JOB:
Write each line of the material exactly as given, from the top through the line that contains "250, 500, 562];", and omit all pictures.

STORED DATA:
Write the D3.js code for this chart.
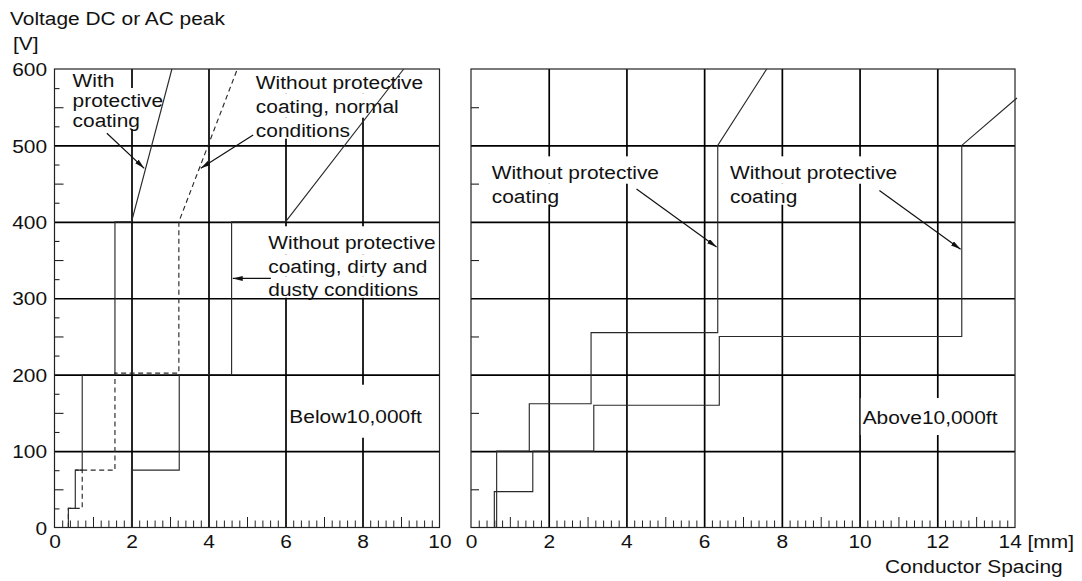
<!DOCTYPE html>
<html><head><meta charset="utf-8">
<script src="https://cdn.jsdelivr.net/npm/d3@7"></script>
<style>
body{margin:0;background:#fff;}
svg{display:block;}
text{font-family:"Liberation Sans",Arial,Helvetica,sans-serif;font-size:19px;fill:#111;}
</style></head><body>
<svg id="c" width="1082" height="581"></svg>
<script>
// ---------- data ----------
const yTicks = [0, 100, 200, 300, 400, 500, 600];
const xTicksLeft = [0, 2, 4, 6, 8, 10];
const xTicksRight = [0, 2, 4, 6, 8, 10, 12, 14];

// Below 10,000 ft
const coatedX = [0.36, 0.36, 0.54, 0.54, 0.72, 0.72, 1.57, 1.57, 2.0, 3.05];
const coatedY = [0, 25, 25, 75, 75, 200, 200, 400, 400, 600];
const normalX = [0.36, 0.36, 0.72, 0.72, 0.54, 1.57, 1.57, 3.23, 3.23, 4.75];
const normalY = [0, 25, 25, 75, 75, 75, 202, 202, 400, 600];
const dirtyX = [2.0, 2.0, 3.24, 3.24, 4.6, 4.6, 6.0, 9.07];
const dirtyY = [0, 75, 75, 200, 200, 400, 400, 600];

// Above 10,000 ft
const highAX = [0.66, 0.66, 1.5, 1.5, 3.09, 3.09, 6.35, 6.35, 7.61];
const highAY = [0, 100, 100, 162, 162, 255, 255, 500, 600];
const highBX = [0.6, 0.6, 1.59, 1.59, 3.16, 3.16, 6.39, 6.39, 12.63, 12.63, 14.05];
const highBY = [0, 47, 47, 100, 100, 160, 160, 250, 250, 500, 562];

const labelCoated = ["With", "protective", "coating"];
const labelNormal = ["Without protective", "coating, normal", "conditions"];
const labelDirty = ["Without protective", "coating, dirty and", "dusty conditions"];
const labelHigh = ["Without protective", "coating"];
const titleBelow = "Below10,000ft";
const titleAbove = "Above10,000ft";
const yTitle = ["Voltage DC or AC peak", "[V]"];
const xTitle = "Conductor Spacing";

// ---------- layout ----------
const SX = 1.1;
const svg = d3.select('#c');
const Y0 = 527.5, Y1 = 69;
const y = d3.scaleLinear().domain([0, 600]).range([Y0, Y1]);
const xL = d3.scaleLinear().domain([0, 10]).range([54.5, 439.5]);
const xR = d3.scaleLinear().domain([0, 14]).range([471, 1015]);

const defs = svg.append('defs');
defs.append('marker').attr('id', 'ah').attr('markerUnits', 'userSpaceOnUse')
  .attr('markerWidth', 11).attr('markerHeight', 6).attr('refX', 10).attr('refY', 2.5)
  .attr('orient', 'auto')
  .append('path').attr('d', 'M0,0 L10,2.5 L0,5 Z').attr('fill', '#111');

const gGrid = svg.append('g');
const gBox = svg.append('g');
const gFrame = svg.append('g');
const gTick = svg.append('g');
const gText = svg.append('g');
const gCurve = svg.append('g');
const gArrow = svg.append('g');

function panel(x, xTicks, yMinor) {
  const [x0, x1] = x.range();
  const xMax = x.domain()[1];
  // vertical grid
  gGrid.append('g').attr('transform', `translate(0,${Y0})`)
    .call(d3.axisBottom(x).tickValues(d3.range(2, xMax, 2)).tickSize(-(Y0 - Y1)).tickFormat(''))
    .call(g => g.select('.domain').remove())
    .selectAll('line').attr('stroke', '#000').attr('stroke-width', 1.7);
  // horizontal grid
  gGrid.append('g').attr('transform', `translate(${x0},0)`)
    .call(d3.axisLeft(y).tickValues([100, 200, 300, 400, 500]).tickSize(-(x1 - x0)).tickFormat(''))
    .call(g => g.select('.domain').remove())
    .selectAll('line').attr('stroke', '#000').attr('stroke-width', 1.7);
  // frame
  gFrame.append('rect').attr('x', x0).attr('y', Y1).attr('width', x1 - x0).attr('height', Y0 - Y1)
    .attr('fill', 'none').attr('stroke', '#222').attr('stroke-width', 1.2);
  // minor x ticks
  const idx = d3.range(1, xMax * 5).filter(i => i % 10 !== 0);
  const small = idx.filter(i => i % 5 !== 0).map(i => i / 5);
  const mid = idx.filter(i => i % 5 === 0).map(i => i / 5);
  [[small, 7], [mid, 10.5]].forEach(([vals, len]) => {
    gTick.append('g').attr('transform', `translate(0,${Y0})`)
      .call(d3.axisBottom(x).tickValues(vals).tickSize(-len).tickFormat(''))
      .call(g => g.select('.domain').remove())
      .selectAll('line').attr('stroke', '#222').attr('stroke-width', 1);
  });
  // minor y ticks
  yMinor.forEach(([vals, len]) => {
    gTick.append('g').attr('transform', `translate(${x0},0)`)
      .call(d3.axisLeft(y).tickValues(vals).tickSize(-len).tickFormat(''))
      .call(g => g.select('.domain').remove())
      .selectAll('line').attr('stroke', '#222').attr('stroke-width', 1.1);
  });
  // x tick labels
  const ax = gText.append('g').attr('transform', `translate(0,${Y0})`)
    .call(d3.axisBottom(x).tickValues(xTicks).tickSize(0).tickPadding(0)
      .tickFormat(d => d === 14 ? '14 [mm]' : d));
  ax.select('.domain').remove();
  ax.selectAll('text').attr('y', 21).attr('dy', 0).attr('transform', `scale(${SX},1)`)
    .filter(d => d === 14).attr('text-anchor', 'start').attr('x', -17 / SX);
}

const ys25 = d3.range(25, 600, 25).filter(v => v % 100 !== 0);
panel(xL, xTicksLeft, [[ys25.filter(v => v % 50 !== 0), 5], [ys25.filter(v => v % 50 === 0), 9]]);
panel(xR, xTicksRight, [[ys25.filter(v => v % 50 === 0), 8]]);

// y tick labels (left panel)
const ay = gText.append('g').attr('transform', `translate(${xL(0)},0)`)
  .call(d3.axisLeft(y).tickValues(yTicks).tickSize(0).tickPadding(0));
ay.select('.domain').remove();
ay.selectAll('text').attr('x', -7.5 / SX).attr('dy', '0.35em').attr('transform', `scale(${SX},1)`);

// ---------- text helpers ----------
function txt(px, py, s) {
  return gText.append('text').attr('transform', `translate(${px},${py}) scale(${SX},1)`).text(s);
}
function label(lines, px, baselines, padTop = 4, padBot = 2) {
  lines.forEach((s, i) => {
    const t = txt(px, baselines[i], s);
    const w = t.node().getComputedTextLength() * SX;
    const top = i === 0 ? baselines[i] - 19 - padTop : baselines[i] - 19;
    const bot = i === lines.length - 1 ? baselines[i] + padBot : baselines[i + 1] - 19;
    gBox.append('rect').attr('x', px - 2).attr('y', top).attr('width', w + 4)
      .attr('height', bot - top).attr('fill', '#fff');
  });
}

// axis titles
txt(10, 25, yTitle[0]);
txt(13, 50, yTitle[1]);
txt(885, 573, xTitle);

// in-plot labels (positions in data units)
label(labelCoated, xL(0.47), [575.8, 550.3, 524.1].map(y));
label(labelNormal, xL(5.23), [573.4, 542.8, 511.4].map(y));
label(labelDirty, xL(5.553), [364.1, 332.6, 303.3].map(y));
label([titleBelow], xL(6.1), [y(137.1)], 19, 15);
label(labelHigh, xR(0.533), [455.6, 425.0].map(y));
label(labelHigh, xR(6.665), [455.6, 425.0].map(y));
label([titleAbove], xR(10.08), [y(135.4)], 7, 11);

// ---------- curves ----------
function curve(x, xs, ys, dash) {
  const line = d3.line().x(d => x(d[0])).y(d => y(d[1]));
  gCurve.append('path').datum(d3.zip(xs, ys)).attr('d', line)
    .attr('fill', 'none').attr('stroke', '#2a2a2a').attr('stroke-width', 1.15)
    .attr('stroke-dasharray', dash || null);
}
curve(xL, normalX, normalY, '5,3.5');
curve(xL, coatedX, coatedY);
curve(xL, dirtyX, dirtyY);
curve(xR, highAX, highAY);
curve(xR, highBX, highBY);

// ---------- arrows ----------
function arrow(x, a, b) {
  gArrow.append('line').attr('x1', x(a[0])).attr('y1', y(a[1])).attr('x2', x(b[0])).attr('y2', y(b[1]))
    .attr('stroke', '#111').attr('stroke-width', 1.2).attr('marker-end', 'url(#ah)');
}
arrow(xL, [1.36, 516], [2.33, 470]);
arrow(xL, [5.16, 513.6], [3.80, 470]);
arrow(xL, [5.62, 326], [4.63, 326]);
arrow(xR, [4.26, 443], [6.32, 367]);
arrow(xR, [10.51, 441], [12.6, 364]);
</script>
</body></html>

TASK SOLUTION:
Write the D3.js code for this chart.
<!DOCTYPE html>
<html><head><meta charset="utf-8">
<script src="https://cdn.jsdelivr.net/npm/d3@7"></script>
<style>
body{margin:0;background:#fff;}
svg{display:block;}
text{font-family:"Liberation Sans",Arial,Helvetica,sans-serif;font-size:19px;fill:#111;}
</style></head><body>
<svg id="c" width="1082" height="581"></svg>
<script>
// ---------- data ----------
const yTicks = [0, 100, 200, 300, 400, 500, 600];
const xTicksLeft = [0, 2, 4, 6, 8, 10];
const xTicksRight = [0, 2, 4, 6, 8, 10, 12, 14];

// Below 10,000 ft
const coatedX = [0.36, 0.36, 0.54, 0.54, 0.72, 0.72, 1.57, 1.57, 2.0, 3.05];
const coatedY = [0, 25, 25, 75, 75, 200, 200, 400, 400, 600];
const normalX = [0.36, 0.36, 0.72, 0.72, 0.54, 1.57, 1.57, 3.23, 3.23, 4.75];
const normalY = [0, 25, 25, 75, 75, 75, 202, 202, 400, 600];
const dirtyX = [2.0, 2.0, 3.24, 3.24, 4.6, 4.6, 6.0, 9.07];
const dirtyY = [0, 75, 75, 200, 200, 400, 400, 600];

// Above 10,000 ft
const highAX = [0.66, 0.66, 1.5, 1.5, 3.09, 3.09, 6.35, 6.35, 7.61];
const highAY = [0, 100, 100, 162, 162, 255, 255, 500, 600];
const highBX = [0.6, 0.6, 1.59, 1.59, 3.16, 3.16, 6.39, 6.39, 12.63, 12.63, 14.05];
const highBY = [0, 47, 47, 100, 100, 160, 160, 250, 250, 500, 562];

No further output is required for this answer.